Late Friday afternoon Sotheby’s, the a public company, reported that it had lost $28.2 million from guarantees at its contemporary art auctions last week. That brought its total losses to about $52 million this fall, all from guarantees. Executives at Christie’s, which is a private company and therefore not obligated to release its finances, also admitted to having lost millions of dollars.

More fancy financial footwork compounded their losses. For several years now Sotheby’s and Christie’s have given sellers a cut of fees they charge buyers. The companies also spent a lot of money producing lush vanity catalogs and had become the art world’s equivalent of Avon, taking previews of the art coming up for sale across the globe to clients as though they were shop-at-home services.

The winners of the last two weeks were savvy veterans like the financier Henry Kravis and his wife, Marie-Josée, who parted with a Degas pastel that sold for less than the guarantee they received from Sotheby’s. And the prominent lawyer Aaron Fleischman was said to have been given $5 million by Christie’s for a 1973 Warhol, a Mao portrait that failed to sell.

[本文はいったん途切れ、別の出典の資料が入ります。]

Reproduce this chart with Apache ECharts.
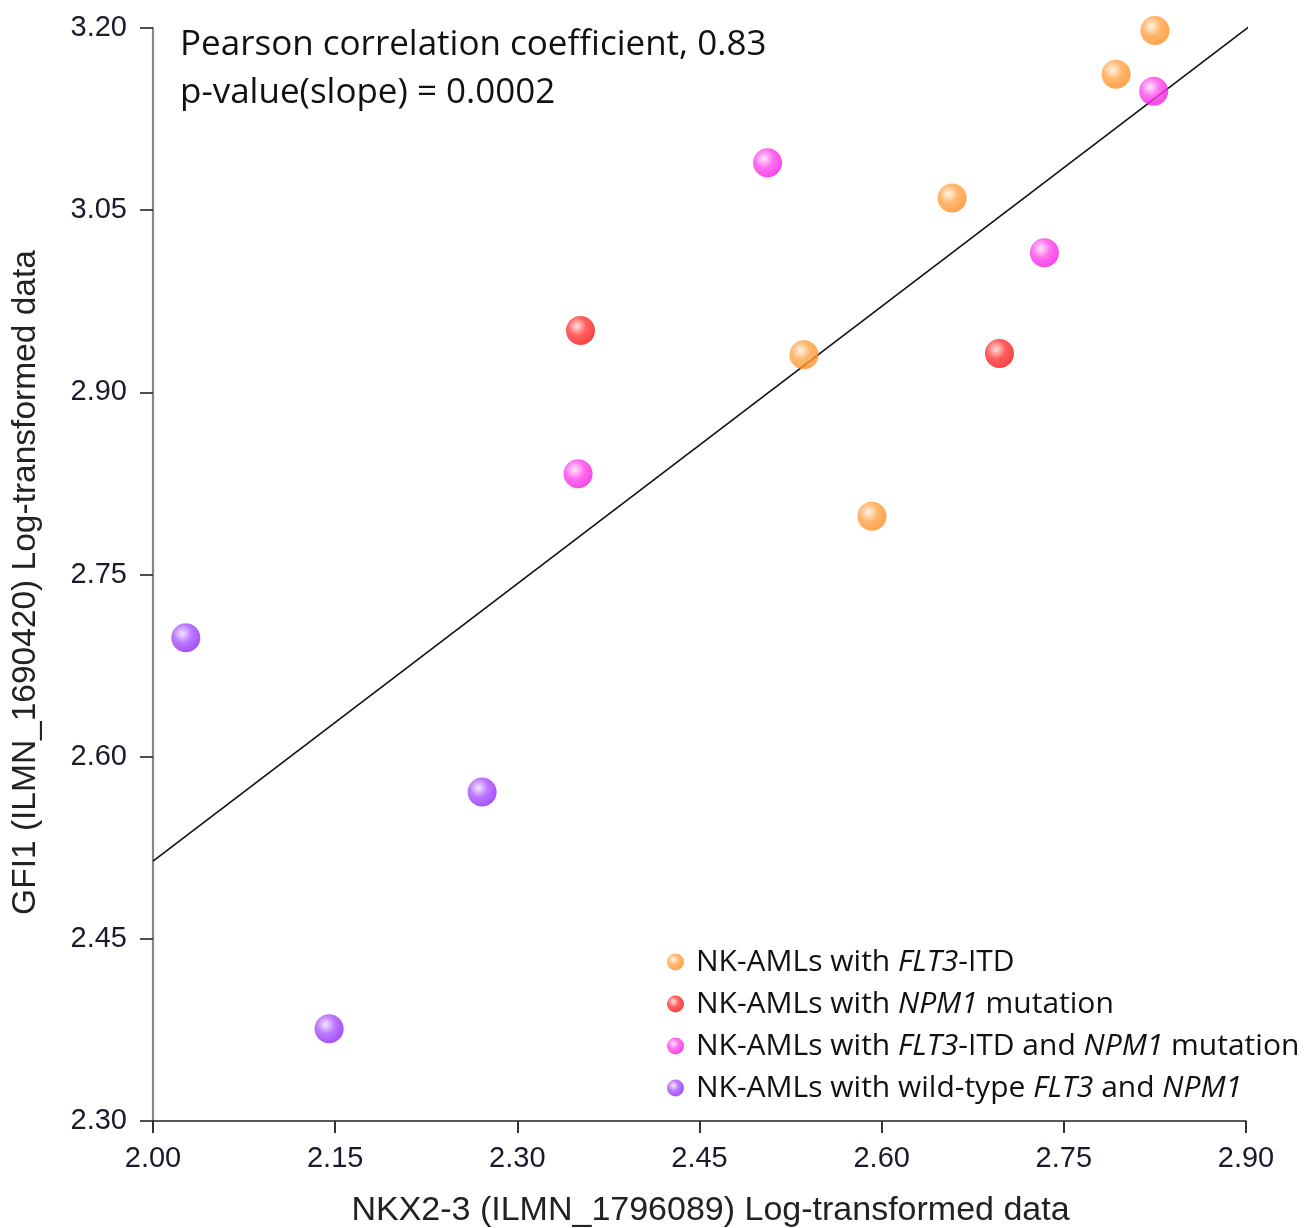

Guarantees like these may seem like folly today, but at the time auction house experts were concentrating on collectors thought to be interested in specific works. That was in the summer. By November the trophy hunters — Russian oligarchs and oil-rich Middle Easterners as well as Americans — had for the most part fled. So had many Europeans who embraced the New York auctions a year ago when the weak dollar made their purchases seem comparatively cheap.

In their place were seasoned collectors who sat out the boom years and were now returning for what seemed like bargain prices. The Los Angeles financier Eli Broad, for example, could be seen near the front of the Sotheby’s salesroom last week and bought more than $8 million worth of art by Jeff Koons, Donald Judd, Ed Ruscha and Robert Rauschenberg at an auction he called a “half-price sale.”